23.03.2022
Siyasette olgulardan ziyade algılar önemlidir.
Onun içindir ki kendini usta zanneden politikacılar olguları bir kenara bırakarak işi algı operasyonları üzerinden götürmeye çalışırlar.
İşin aslı ne olursa olsun polemik ve demagojiyle istedikleri hedefe varmaya çabalarlar.
2023 Haziran’ında yapılacak cumhurbaşkanlığı seçimleri için kıran kırana bir taktik savaşı başlamış bulunuyor.
‘Sürüyor’, ‘Yaşanıyor’ yerine daha ihtiyatlı bir dille ‘Başlamış bulunuyor’ dememin nedeni gerçekten de henüz işin başında olmamızdan dolayı.
Esas hamleler seçimler yaklaştıkça ortaya konulacak.
Şimdi topçu tabiri ile salvo atışları yapılıyor, ‘Yukarı mahallede söyledim, aşağı mahalle de inandım’ misali tersinden bir yöntemle algılar üzerinden olgular oluşturulmak isteniyor.
Herkesin kabul ettiği bir durum var ki önümüzdeki seçimde Kürt oylarını alamayan başkan olamıyor.
Onun için AK Parti de, başını CHP’nin çektiği muhalefet bloğu da Kürt oylarının peşinde.
Sizin anlayacağınız, Malazgirt’ten, Çaldıran’dan, Milli Mücadele’den… bu yana bilmem kaçıncı kez Kürtler tekrar kıymete bindi!
Ancak ne yazık ki siyaset bezirganları geçmişte şehirli cambaz tüccarların köylülere yaptıkları gibi malın gerçek değerini ödemeden malı ucuza kapatmak;
Hele hele bazıları hiç bir şey ödemeden malı kapatıp üstüne üstlük bir de köylüyü borçlu çıkarmak istiyorlar!
AK Parti’nin bu süreçte yapabilecekleri ile ilgili henüz ciddi bir hamlesi yok.
HDP’nin kapatılması ve İmralı’nın müdahil olması ile ilgili senaryolar dillendiriliyor.
Bunların ne kadarı doğru, ne kadarı spekülasyon, olur mu olmaz mı, nasıl olur bilmiyoruz.
Bekleyip göreceğiz.
Muhalefete gelince hiç bir şey söylemeden her şeyi söylemiş gibi bir algı oluşturma peşindeler.
Şu ana kadar AK Parti’nin mevcut seçmeli Kürtçe ders hakkı, Kürtçe dergi gazete, TV yayınları serbestiyeti… ötesinde bir şey söylemiş değiller.

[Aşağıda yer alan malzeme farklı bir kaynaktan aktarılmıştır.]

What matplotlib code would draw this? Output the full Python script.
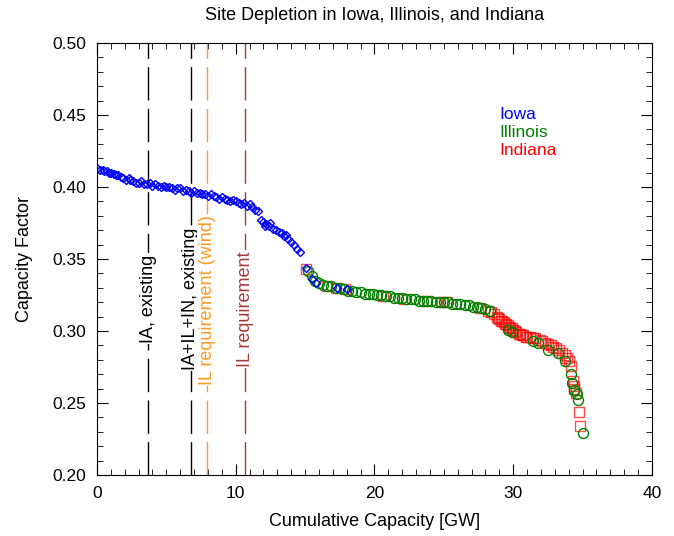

‘Ben senin için çok güzel şeyler düşünüyorum, ama bugün söyleyemiyorum’
‘Gözlerimin içine bak, anlarsın’ havasındalar.
Somut ifadeler yerine umut pompalıyorlar.
Kılıçdaroğlu’nun son Diyarbakır ziyareti üzerinden de aynı algı operasyonu devam ettiriliyor.
Kürtlerin ikinci adreslerinin artık CHP olduğu söyleniyor.
Daha birkaç ay öncesine kadar bu ‘ikinci’ adresin DEVA Partisi olduğu iddia ediliyordu.
Anlaşılan DEVA Partisi’nden umut kesilmiş gözüküyor.
Aslında en büyük sorun Kürtler!
Boşa koyuyorsun dolmuyor, doluya koyuyorsun almıyor!
100 yıldır asimile ediliyorlar, bir türlü bitmiyorlar!
Değirmen 10 çuval buğdayı öğütünceye kadar, bir 20 çuval daha, 20 çuvalı öğütünceye kadar bir 50 çuval daha geliyor.
Bu iş Türkiye’de bitti, entegrasyon sağlandı diyorsun;
Suriye ve Irak’taki Kürtler sahne alıyor!
Vel hasılı kelam;
Taledo’nun ‘Ne seninle ne de sensiz’ şarkısında dillendirdiği gibi;
‘Ne Kürtlerle ne de Kürtlersiz’ olmuyor.
Aslında iş bu kadar karışık ve karmaşık değil.
Bunun en kestirme yolu;
‘Alavere dalavere Kürt Mehmet nöbete’ kısır döngüsünü kırarak ortaya somut bir şeyler koymak.
Bundan başkası çıkmaz sokak.
Çünkü Kürt Mehmet artık bu dek u dolapları yutmuyor.